From my perch above the boiling sea, I am immediately blasted by a rogue wave that sends a bathtub full of saltwater down on my head, knocking me sideways several paces. Waiting for the sea to clear from my face, I spot a platter of calm water forty meters out and send my popper in the general direction. The game is on. With luck, I can draw the popper across the trough as it flows to beach, at the last minute plucking it from the waves before the sea is reduced to a blender-mix of white froth and sand. After several minutes, I begin to sense a rhythm to the sea, where every 90 seconds I brace for a demolishing pair of wave crests that leave me knocked about and dripping, then a relatively calm sea for a minute before the crescendo builds to another blast of dousing surf. The fish are moving about in a feeding frenzy. Schools of bait-fish skitter above the turmoil of waves, followed by the glinting disturbance of predatory fish careening below.
Tony shows up on the beach, having just delivered family to Gamba airport for their holiday flight to Holland.
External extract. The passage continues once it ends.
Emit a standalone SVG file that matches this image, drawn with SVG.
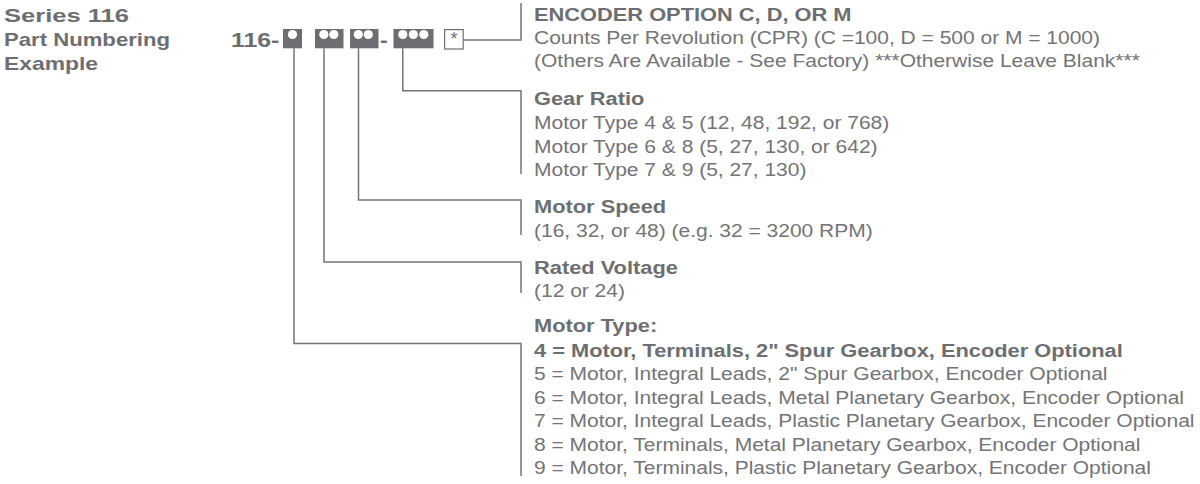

Tony leaves later in the week, and thought he would relax with a book in the beach sunset before the start of his workweek. To his surprise, he has a front-row seat to a spectacular showing of high tide, complete with spinning tree trunks, the thunder of a restless sea, and fish leaping from the waves. Tony didn’t spend much time reading.
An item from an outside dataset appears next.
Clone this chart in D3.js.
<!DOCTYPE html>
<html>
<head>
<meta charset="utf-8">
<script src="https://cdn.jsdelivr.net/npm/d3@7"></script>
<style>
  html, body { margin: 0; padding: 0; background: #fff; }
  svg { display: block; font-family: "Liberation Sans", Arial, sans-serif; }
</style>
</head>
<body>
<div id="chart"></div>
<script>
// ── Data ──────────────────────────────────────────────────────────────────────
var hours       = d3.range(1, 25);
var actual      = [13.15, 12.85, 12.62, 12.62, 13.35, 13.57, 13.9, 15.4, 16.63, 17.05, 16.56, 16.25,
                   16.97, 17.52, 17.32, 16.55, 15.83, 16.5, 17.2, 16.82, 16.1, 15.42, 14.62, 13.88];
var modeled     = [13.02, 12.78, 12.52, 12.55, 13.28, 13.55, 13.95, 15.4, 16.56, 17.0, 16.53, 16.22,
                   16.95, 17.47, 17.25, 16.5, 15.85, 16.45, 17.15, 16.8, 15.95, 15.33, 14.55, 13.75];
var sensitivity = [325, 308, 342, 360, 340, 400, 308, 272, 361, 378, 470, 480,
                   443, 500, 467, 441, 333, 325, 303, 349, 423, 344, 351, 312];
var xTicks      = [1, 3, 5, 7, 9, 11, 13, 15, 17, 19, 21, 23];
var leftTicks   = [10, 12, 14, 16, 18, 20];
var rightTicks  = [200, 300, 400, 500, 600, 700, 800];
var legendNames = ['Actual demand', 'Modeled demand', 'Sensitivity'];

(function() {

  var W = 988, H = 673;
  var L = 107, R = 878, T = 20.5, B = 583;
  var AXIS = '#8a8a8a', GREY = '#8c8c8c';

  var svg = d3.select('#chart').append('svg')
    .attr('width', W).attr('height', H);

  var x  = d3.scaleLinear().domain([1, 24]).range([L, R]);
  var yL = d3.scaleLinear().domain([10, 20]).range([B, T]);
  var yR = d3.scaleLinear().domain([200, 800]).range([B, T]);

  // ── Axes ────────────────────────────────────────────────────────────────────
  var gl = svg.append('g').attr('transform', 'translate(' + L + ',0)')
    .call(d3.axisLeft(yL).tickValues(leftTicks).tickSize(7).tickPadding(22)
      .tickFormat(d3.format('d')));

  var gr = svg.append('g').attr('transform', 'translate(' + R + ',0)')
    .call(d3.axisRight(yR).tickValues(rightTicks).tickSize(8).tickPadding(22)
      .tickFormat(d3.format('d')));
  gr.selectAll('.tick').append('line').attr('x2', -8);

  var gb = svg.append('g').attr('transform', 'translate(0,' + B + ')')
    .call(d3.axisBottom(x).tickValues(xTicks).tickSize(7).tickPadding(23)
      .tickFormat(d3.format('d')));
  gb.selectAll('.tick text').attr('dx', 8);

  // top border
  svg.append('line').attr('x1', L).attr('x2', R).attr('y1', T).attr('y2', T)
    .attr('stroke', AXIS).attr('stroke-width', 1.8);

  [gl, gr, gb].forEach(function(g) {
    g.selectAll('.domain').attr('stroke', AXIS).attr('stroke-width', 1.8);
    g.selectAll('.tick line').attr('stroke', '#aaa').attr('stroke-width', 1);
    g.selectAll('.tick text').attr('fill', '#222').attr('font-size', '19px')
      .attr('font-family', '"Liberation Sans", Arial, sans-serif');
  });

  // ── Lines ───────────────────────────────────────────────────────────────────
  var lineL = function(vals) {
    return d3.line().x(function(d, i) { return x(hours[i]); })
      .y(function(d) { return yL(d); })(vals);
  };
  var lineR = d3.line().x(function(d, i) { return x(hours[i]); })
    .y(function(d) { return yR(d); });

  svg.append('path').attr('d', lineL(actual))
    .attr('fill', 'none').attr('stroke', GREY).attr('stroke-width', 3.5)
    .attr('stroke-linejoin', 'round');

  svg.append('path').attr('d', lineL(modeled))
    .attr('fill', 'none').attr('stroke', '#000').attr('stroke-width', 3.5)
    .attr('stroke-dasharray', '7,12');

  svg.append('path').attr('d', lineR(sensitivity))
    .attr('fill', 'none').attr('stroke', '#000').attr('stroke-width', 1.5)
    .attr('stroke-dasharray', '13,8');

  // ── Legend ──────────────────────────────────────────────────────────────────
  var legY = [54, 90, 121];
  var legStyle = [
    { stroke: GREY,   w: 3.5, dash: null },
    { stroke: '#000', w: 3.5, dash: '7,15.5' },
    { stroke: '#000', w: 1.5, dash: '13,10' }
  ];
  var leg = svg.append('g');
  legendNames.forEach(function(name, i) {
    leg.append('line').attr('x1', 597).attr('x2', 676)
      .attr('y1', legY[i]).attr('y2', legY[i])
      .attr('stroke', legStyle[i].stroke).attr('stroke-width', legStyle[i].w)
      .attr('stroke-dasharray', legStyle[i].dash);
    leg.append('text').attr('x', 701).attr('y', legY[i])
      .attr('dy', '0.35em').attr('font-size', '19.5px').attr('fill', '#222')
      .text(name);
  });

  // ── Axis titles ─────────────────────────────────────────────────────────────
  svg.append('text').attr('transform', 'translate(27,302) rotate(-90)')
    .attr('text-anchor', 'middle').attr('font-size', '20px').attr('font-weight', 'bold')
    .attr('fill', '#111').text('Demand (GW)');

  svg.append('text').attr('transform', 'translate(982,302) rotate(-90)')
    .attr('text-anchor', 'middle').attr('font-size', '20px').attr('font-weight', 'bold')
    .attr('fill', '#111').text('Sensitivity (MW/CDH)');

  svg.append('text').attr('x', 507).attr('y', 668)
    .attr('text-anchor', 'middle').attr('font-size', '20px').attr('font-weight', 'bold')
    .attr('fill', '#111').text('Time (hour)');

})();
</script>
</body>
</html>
There is a degree of unpredictability as the sea meets land, and I’m not always so lucky with my retrieve. Several waves erupt to engulf my popper, sending it crashing among the laterite boulder rip-rap. I hook a rock on one occasion, a piece of netting on another, and have to plan my recovery to avoid the thundering swells that could surely become problematic.
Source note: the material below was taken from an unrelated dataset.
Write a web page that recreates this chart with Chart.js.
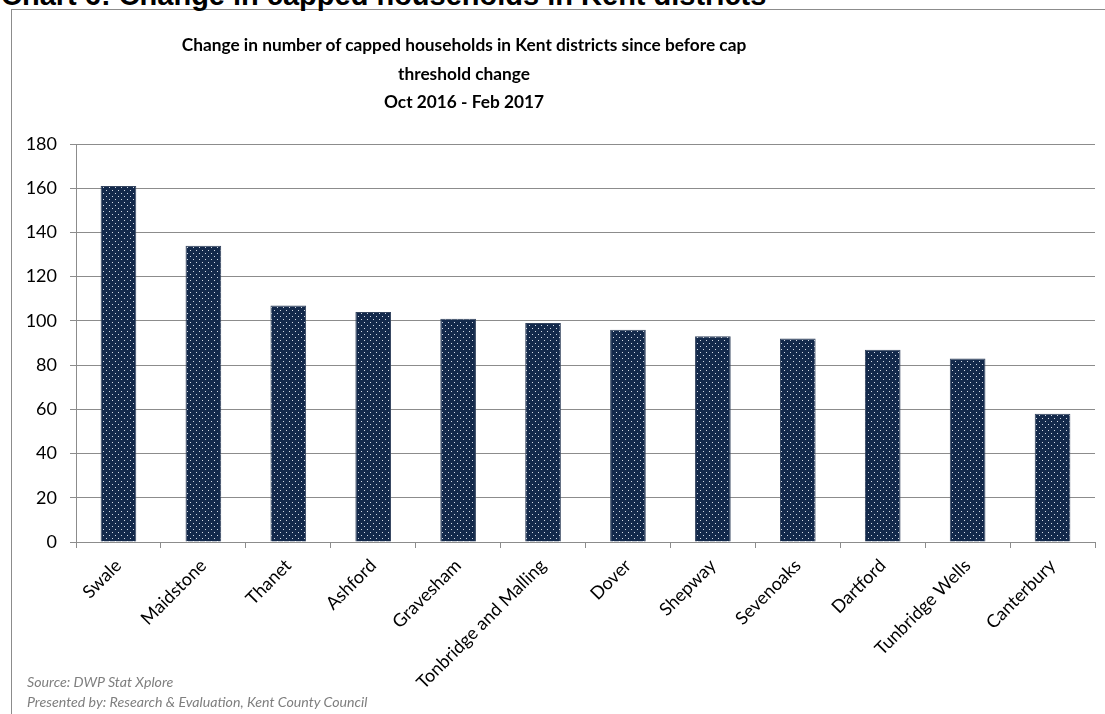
<!DOCTYPE html>
<html>
<head>
<meta charset="utf-8">
<script src="https://cdn.jsdelivr.net/npm/chart.js@4.4.1/dist/chart.umd.min.js"></script>
<style>
    body { margin: 0; background: #fff; overflow: hidden; }
    #wrap { position: relative; width: 1105px; height: 714px; font-family: Lato, "Open Sans", sans-serif; }
    .frame { position: absolute; left: 11px; top: 9px; width: 1100px; height: 720px; border: 1px solid #8c8c8c; box-sizing: border-box; }
    .head { position: absolute; left: 1px; top: -19px; font-family: "Liberation Sans", Arial, sans-serif; font-size: 29px; line-height: 29px; font-weight: bold; color: #000; white-space: nowrap; }
    .title { position: absolute; left: 114px; top: 31px; width: 700px; text-align: center; font-size: 17.3px; font-weight: bold; line-height: 28.5px; color: #000; }
    .source { position: absolute; left: 27px; top: 672px; font-size: 14.2px; font-style: italic; color: #7f7f7f; line-height: 20px; }
    canvas { position: absolute; left: 0; top: 0; }
</style>
</head>
<body>
<div id="wrap">
    <div class="frame"></div>
    <div class="head">Chart 6: Change in capped households in Kent districts</div>
    <canvas id="capChart" width="1105" height="714"></canvas>
    <div class="title">Change in number of capped households in Kent districts since before cap<br>threshold change<br>Oct 2016 - Feb 2017</div>
    <div class="source">Source: DWP Stat Xplore<br>Presented by: Research &amp; Evaluation, Kent County Council</div>
</div>
<script>
// Districts and change in capped households
const districts = ['Swale', 'Maidstone', 'Thanet', 'Ashford', 'Gravesham', 'Tonbridge and Malling',
    'Dover', 'Shepway', 'Sevenoaks', 'Dartford', 'Tunbridge Wells', 'Canterbury'];
const cappedChange = [161, 134, 107, 104, 101, 99, 96, 93, 92, 87, 83, 58];
const yTicks = [0, 20, 40, 60, 80, 100, 120, 140, 160, 180];

// Dotted navy fill for the bars
function makeDotPattern() {
    const tile = document.createElement('canvas');
    tile.width = 6;
    tile.height = 6;
    const t = tile.getContext('2d');
    t.fillStyle = '#13294b';
    t.fillRect(0, 0, 6, 6);
    t.fillStyle = '#d4dbe5';
    t.fillRect(1, 1, 1, 1);
    t.fillRect(4, 4, 1, 1);
    return t.createPattern(tile, 'repeat');
}

const axisColor = '#8c8c8c';
const ctx = document.getElementById('capChart').getContext('2d');

new Chart(ctx, {
    type: 'bar',
    data: {
        labels: districts,
        datasets: [{
            data: cappedChange,
            backgroundColor: makeDotPattern(),
            borderColor: '#34445e',
            borderWidth: 1,
            categoryPercentage: 1,
            barPercentage: 0.42
        }]
    },
    options: {
        responsive: false,
        animation: false,
        layout: { padding: { top: 144, right: 10, left: 0, bottom: 0 } },
        plugins: {
            legend: { display: false },
            tooltip: { enabled: false }
        },
        scales: {
            x: {
                grid: { display: true, drawOnChartArea: false, drawTicks: true, tickLength: 6, color: axisColor },
                border: { color: axisColor, width: 1 },
                ticks: {
                    color: '#000',
                    font: { family: 'Lato', size: 18 },
                    minRotation: 45,
                    maxRotation: 45,
                    autoSkip: false,
                    padding: 7
                },
                afterFit: scale => { scale.height = 172; }
            },
            y: {
                min: 0,
                max: 180,
                afterBuildTicks: scale => { scale.ticks = yTicks.map(v => ({ value: v })); },
                grid: { color: axisColor, tickLength: 6 },
                border: { color: axisColor, width: 1 },
                ticks: {
                    color: '#000',
                    font: { family: 'Lato', size: 18 },
                    padding: 13
                },
                afterFit: scale => { scale.width = 76; }
            }
        }
    }
});
</script>
</body>
</html>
Back on my perch, I’m teasing a slow retrieve down the front of a developing wave curl when the popper explodes before an enormous gaping mouth, the silvery-white sides of some behemoth capitaine or sea bass, not sure which, writhes out of the sea in murderous pursuit of popper, falling short as the wave crest collapses and plows into the laterite embankment. Fueling my adrenaline, I scan the sea for the next platter of calm and shoot popper to the far edge, setting into a jerk and splash retrieve to mimic the retreat of a wounded fish. Shortly into my retrieve, a boil sucks popper under and line zings from reel as a fish heads for the bottom. Just as suddenly, all movement stops and I fear line has become wrapped around a boulder or sunken tree limb. Pulling slowly, carefully, I begin lifting a dead-weight, then the struggle begins anew, fresh line strips from reel, and I adjust tension to balance the fight. As the fish heads for deep sea, I make way up the beach, keeping line taut as I negotiate beached tree trunks to a clear expanse of sand, gaining room for a landing. Not fighting like a carangue, it tires in a few minutes and I have it in the shallows within five, backing and pulling as the surf breaks until it slips out of a retreating wave. It is a carpe rouge, about 7 kilos. According to Jim Hansford, resident fishing authority here in Gamba, this is the same as cubera snapper, Lutjanus cyanopterus.
Tony helps me secure the fish, records a picture, and I am back to my perch, but the sea is changing. It is perhaps past the top of the tide, and white foam is now backing out to sea from the coastal scrum, making it difficult to see my popper. Besides, the sun has set and chances of losing my popper to a boulder or limb increase greatly. Time to wrap up and head home.